Photosynthetic upgrading of biogas from anaerobic digestion of mixed sludge in an outdoors algal-bacterial photobioreactor at pilot scale

Anaerobic digestion can biotransform the biodegradable fraction of sewage sludge into biogas, while the symbiotic action of algal-bacterial consortia can remove both the CO2 and H2S from biogas and nutrients from digestate. A 100 L anaerobic digester operated at 20 days of retention time coupled with a 180 L high-rate algal pond (HRAP) engineered to upgrade the biogas and treat the liquid fraction of the pilot digester was optimized along four operational stages: (I) operation with a greenhouse during winter; (II) operation without greenhouse; (III) process supplementation with NaHCO3; (IV) process supplementation with Na2CO3. The biogas produced was composed of 63.7 +/- 2.9% CH4, 33.7 +/- 1.9% CO2, 0.5 +/- 0.3% O-2 and 1.6 +/- 1.1% N-2. An average methane productivity of 324.7 +/- 75.8 mL CH4 g VSin(-1) and total COD removals of 48 +/- 20% were recorded in the digester.
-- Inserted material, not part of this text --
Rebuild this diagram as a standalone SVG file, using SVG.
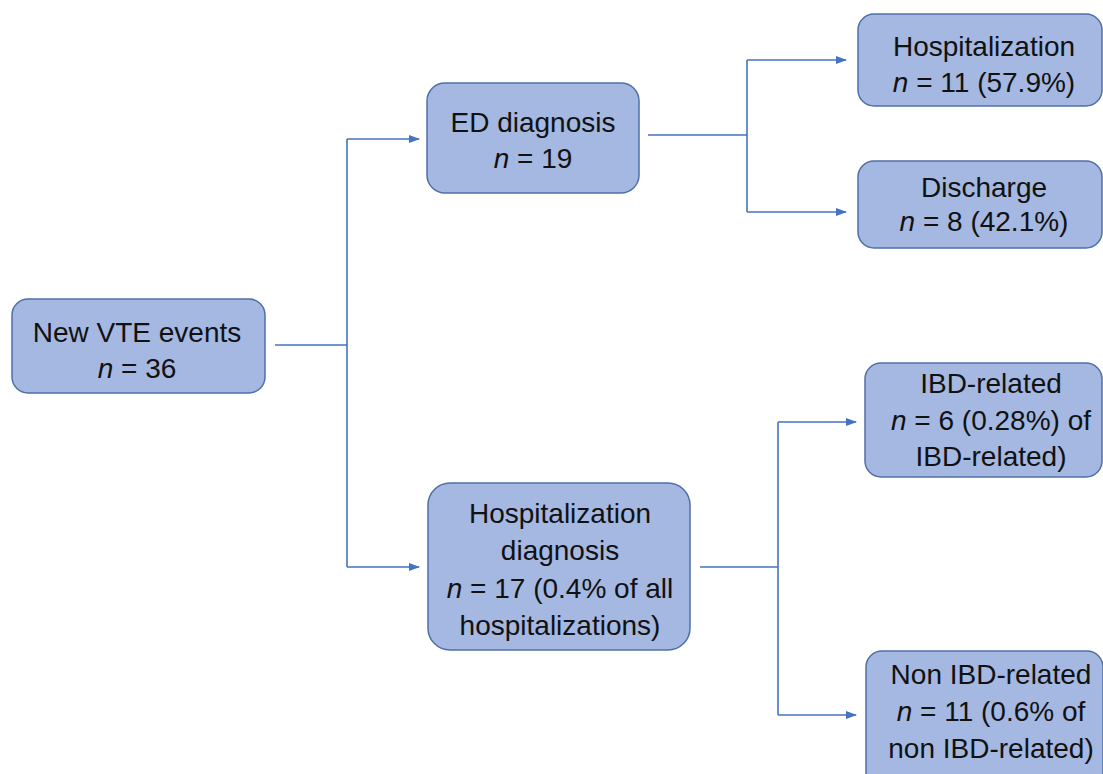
<svg xmlns="http://www.w3.org/2000/svg" width="1103" height="774" viewBox="0 0 1103 774">
<defs>
<style>
.box{fill:#A4B8E2;stroke:#4F6FA8;stroke-width:1.5}
.t{font-family:"Liberation Sans",Arial,sans-serif;font-size:28px;fill:#111;text-anchor:middle}
.i{font-style:italic}
.c{fill:none;stroke:#4472C4;stroke-width:1.6}
</style>
<marker id="arr" markerWidth="11" markerHeight="11" refX="10" refY="5.5" orient="auto" markerUnits="userSpaceOnUse">
<path d="M0,1.5 L11,5.5 L0,9.5 Z" fill="#4472C4"/>
</marker>
</defs>
<rect width="1103" height="774" fill="#fff"/>
<g id="connectors">
<path class="c" d="M275,345 H347"/>
<path class="c" d="M347,139 V567"/>
<path class="c" d="M347,139 H419" marker-end="url(#arr)"/>
<path class="c" d="M347,567 H419" marker-end="url(#arr)"/>
<path class="c" d="M648,135 H747"/>
<path class="c" d="M747,60 V212"/>
<path class="c" d="M747,60 H846" marker-end="url(#arr)"/>
<path class="c" d="M747,212 H846" marker-end="url(#arr)"/>
<path class="c" d="M700,567 H778"/>
<path class="c" d="M778,422 V715"/>
<path class="c" d="M778,422 H856" marker-end="url(#arr)"/>
<path class="c" d="M778,715 H856" marker-end="url(#arr)"/>
</g>
<g id="new-vte">
<rect class="box" x="12" y="299" width="253" height="94" rx="16"/>
<text class="t" x="137" y="342">New VTE events</text>
<text class="t" x="137" y="378"><tspan class="i">n</tspan> = 36</text>
</g>
<g id="ed-diagnosis">
<rect class="box" x="427" y="83" width="212" height="110" rx="18"/>
<text class="t" x="533" y="132">ED diagnosis</text>
<text class="t" x="533" y="168"><tspan class="i">n</tspan> = 19</text>
</g>
<g id="hospitalization">
<rect class="box" x="858" y="14" width="244" height="92" rx="16"/>
<text class="t" x="984" y="56">Hospitalization</text>
<text class="t" x="984" y="92"><tspan class="i">n</tspan> = 11 (57.9%)</text>
</g>
<g id="discharge">
<rect class="box" x="858" y="161" width="244" height="87" rx="16"/>
<text class="t" x="984" y="197">Discharge</text>
<text class="t" x="984" y="231"><tspan class="i">n</tspan> = 8 (42.1%)</text>
</g>
<g id="hosp-diagnosis">
<rect class="box" x="428" y="483" width="262" height="167" rx="22"/>
<text class="t" x="560" y="523">Hospitalization</text>
<text class="t" x="560" y="560">diagnosis</text>
<text class="t" x="560" y="598"><tspan class="i">n</tspan> = 17 (0.4% of all</text>
<text class="t" x="560" y="635">hospitalizations)</text>
</g>
<g id="ibd-related">
<rect class="box" x="865" y="363" width="237" height="114" rx="16"/>
<text class="t" x="991" y="393">IBD-related</text>
<text class="t" x="991" y="430"><tspan class="i">n</tspan> = 6 (0.28%) of</text>
<text class="t" x="991" y="466">IBD-related)</text>
</g>
<g id="non-ibd-related">
<rect class="box" x="866" y="651" width="237" height="140" rx="16"/>
<text class="t" x="991" y="684">Non IBD-related</text>
<text class="t" x="991" y="721"><tspan class="i">n</tspan> = 11 (0.6% of</text>
<text class="t" x="991" y="758">non IBD-related)</text>
</g>
</svg>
The CH4 concentration in the biomethane gradually decreased to 87.6 +/- 2.0% and 85.1 +/- 1.3% at the end of stage I and II, respectively, attributed to the loss of inorganic carbon in the HRAP. The supplementation of NaHCO3 and Na2CO3 mediated an increase in the CH4 content to 90.4 +/- 1.5 and 91.2 +/- 0.7% in stages III and IV, respectively. Steady state CO2 removals of 90% and 88% in stages I and II, and 95.7 and 97.6% in stages III and IV, respectively, were recorded. A constant biomass productivity of 22 g m(-2) d(-1), set by daily harvesting 26.5 g dry algal-bacterial biomass from the bottom of the settler, was maintained concomitantly with a complete removal of the N and P supplied via centrate.